▶ _Given instruction_
Set out each line from the following listing that includes the word "TypeScript".

==========

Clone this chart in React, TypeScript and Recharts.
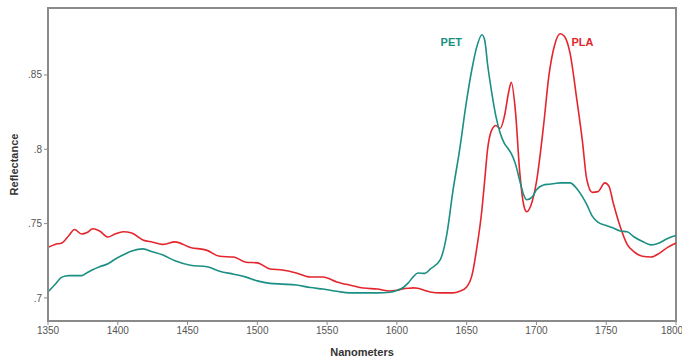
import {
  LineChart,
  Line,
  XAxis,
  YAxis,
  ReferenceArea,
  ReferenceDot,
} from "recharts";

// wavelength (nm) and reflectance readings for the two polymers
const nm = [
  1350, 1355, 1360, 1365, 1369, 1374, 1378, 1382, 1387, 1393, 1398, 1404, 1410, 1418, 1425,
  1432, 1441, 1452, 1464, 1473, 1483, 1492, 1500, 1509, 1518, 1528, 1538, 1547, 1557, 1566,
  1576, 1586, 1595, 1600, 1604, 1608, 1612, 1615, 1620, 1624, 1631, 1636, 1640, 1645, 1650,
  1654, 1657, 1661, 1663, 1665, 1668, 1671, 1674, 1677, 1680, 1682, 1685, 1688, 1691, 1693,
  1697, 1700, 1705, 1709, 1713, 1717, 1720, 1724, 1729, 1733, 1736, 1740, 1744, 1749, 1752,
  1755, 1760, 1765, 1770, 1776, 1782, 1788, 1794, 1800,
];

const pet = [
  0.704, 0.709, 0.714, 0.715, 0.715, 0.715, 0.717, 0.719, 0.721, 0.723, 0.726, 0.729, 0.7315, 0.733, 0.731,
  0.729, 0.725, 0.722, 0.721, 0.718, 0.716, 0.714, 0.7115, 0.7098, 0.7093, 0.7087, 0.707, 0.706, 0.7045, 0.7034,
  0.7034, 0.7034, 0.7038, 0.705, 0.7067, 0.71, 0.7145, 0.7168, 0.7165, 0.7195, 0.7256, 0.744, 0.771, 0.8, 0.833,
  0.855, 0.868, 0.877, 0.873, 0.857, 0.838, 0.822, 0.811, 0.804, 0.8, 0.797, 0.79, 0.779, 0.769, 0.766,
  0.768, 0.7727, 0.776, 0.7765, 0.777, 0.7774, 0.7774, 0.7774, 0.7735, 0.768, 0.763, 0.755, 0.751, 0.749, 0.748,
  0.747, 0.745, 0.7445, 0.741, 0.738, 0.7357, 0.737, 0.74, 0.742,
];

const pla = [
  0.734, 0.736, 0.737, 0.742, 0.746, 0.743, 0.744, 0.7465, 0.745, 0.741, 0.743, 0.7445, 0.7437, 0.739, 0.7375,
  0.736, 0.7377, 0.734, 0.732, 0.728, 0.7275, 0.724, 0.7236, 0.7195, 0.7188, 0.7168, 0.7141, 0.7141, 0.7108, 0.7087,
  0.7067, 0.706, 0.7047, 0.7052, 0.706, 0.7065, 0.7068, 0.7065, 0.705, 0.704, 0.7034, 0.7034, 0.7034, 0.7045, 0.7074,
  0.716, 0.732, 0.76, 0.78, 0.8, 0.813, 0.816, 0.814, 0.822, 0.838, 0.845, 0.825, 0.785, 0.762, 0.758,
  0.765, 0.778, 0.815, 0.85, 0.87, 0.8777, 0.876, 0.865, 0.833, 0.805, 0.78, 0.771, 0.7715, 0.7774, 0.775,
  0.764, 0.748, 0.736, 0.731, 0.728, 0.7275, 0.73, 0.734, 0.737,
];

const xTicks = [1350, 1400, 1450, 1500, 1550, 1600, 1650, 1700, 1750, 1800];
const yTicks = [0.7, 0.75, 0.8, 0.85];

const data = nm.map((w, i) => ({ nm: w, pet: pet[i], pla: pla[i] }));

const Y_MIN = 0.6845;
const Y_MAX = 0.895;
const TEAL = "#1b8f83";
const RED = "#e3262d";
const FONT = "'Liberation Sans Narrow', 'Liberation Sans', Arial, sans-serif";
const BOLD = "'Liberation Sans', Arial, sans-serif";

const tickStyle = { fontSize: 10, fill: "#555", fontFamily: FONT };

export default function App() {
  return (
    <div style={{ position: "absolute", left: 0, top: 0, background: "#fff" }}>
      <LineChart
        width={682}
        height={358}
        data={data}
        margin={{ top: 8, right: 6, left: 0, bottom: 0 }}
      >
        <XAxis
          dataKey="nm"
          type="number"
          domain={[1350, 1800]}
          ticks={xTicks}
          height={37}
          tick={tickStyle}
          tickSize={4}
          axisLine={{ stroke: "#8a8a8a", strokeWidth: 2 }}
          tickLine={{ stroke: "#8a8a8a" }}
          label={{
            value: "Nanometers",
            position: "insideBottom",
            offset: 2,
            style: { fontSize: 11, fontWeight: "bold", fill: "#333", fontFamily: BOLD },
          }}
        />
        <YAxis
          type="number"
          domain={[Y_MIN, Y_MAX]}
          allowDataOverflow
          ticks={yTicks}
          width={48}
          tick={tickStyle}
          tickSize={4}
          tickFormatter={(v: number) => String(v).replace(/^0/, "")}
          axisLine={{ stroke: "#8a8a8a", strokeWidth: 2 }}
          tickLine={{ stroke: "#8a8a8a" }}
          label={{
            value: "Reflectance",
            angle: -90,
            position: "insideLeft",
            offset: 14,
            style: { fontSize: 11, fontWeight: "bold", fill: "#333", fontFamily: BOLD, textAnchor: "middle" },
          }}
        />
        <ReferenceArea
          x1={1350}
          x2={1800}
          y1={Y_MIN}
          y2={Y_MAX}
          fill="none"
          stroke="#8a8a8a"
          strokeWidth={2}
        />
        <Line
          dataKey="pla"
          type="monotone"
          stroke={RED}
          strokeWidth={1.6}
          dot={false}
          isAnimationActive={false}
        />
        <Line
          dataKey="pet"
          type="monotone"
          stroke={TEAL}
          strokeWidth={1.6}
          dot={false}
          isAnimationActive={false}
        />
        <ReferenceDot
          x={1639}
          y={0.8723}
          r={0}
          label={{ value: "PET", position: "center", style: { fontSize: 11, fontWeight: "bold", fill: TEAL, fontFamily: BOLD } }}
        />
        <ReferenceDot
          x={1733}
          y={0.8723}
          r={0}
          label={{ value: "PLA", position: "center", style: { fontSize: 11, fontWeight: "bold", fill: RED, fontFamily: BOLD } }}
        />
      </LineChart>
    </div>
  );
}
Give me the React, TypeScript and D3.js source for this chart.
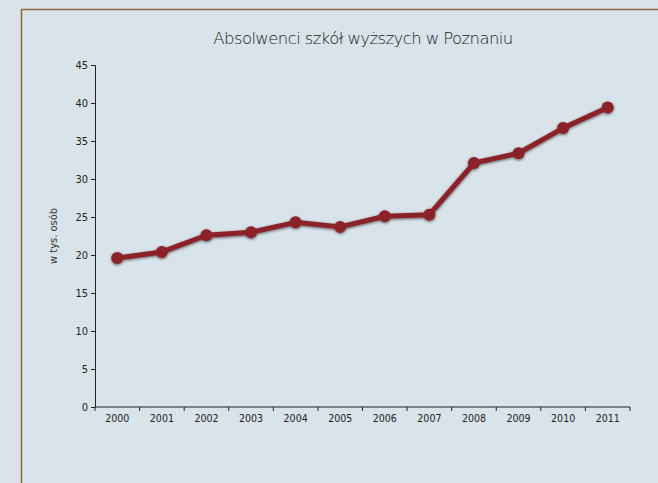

==========

▶ _Result of the task_
Clone this chart in React, TypeScript and Recharts.
Give me the React, TypeScript and D3.js source for this chart.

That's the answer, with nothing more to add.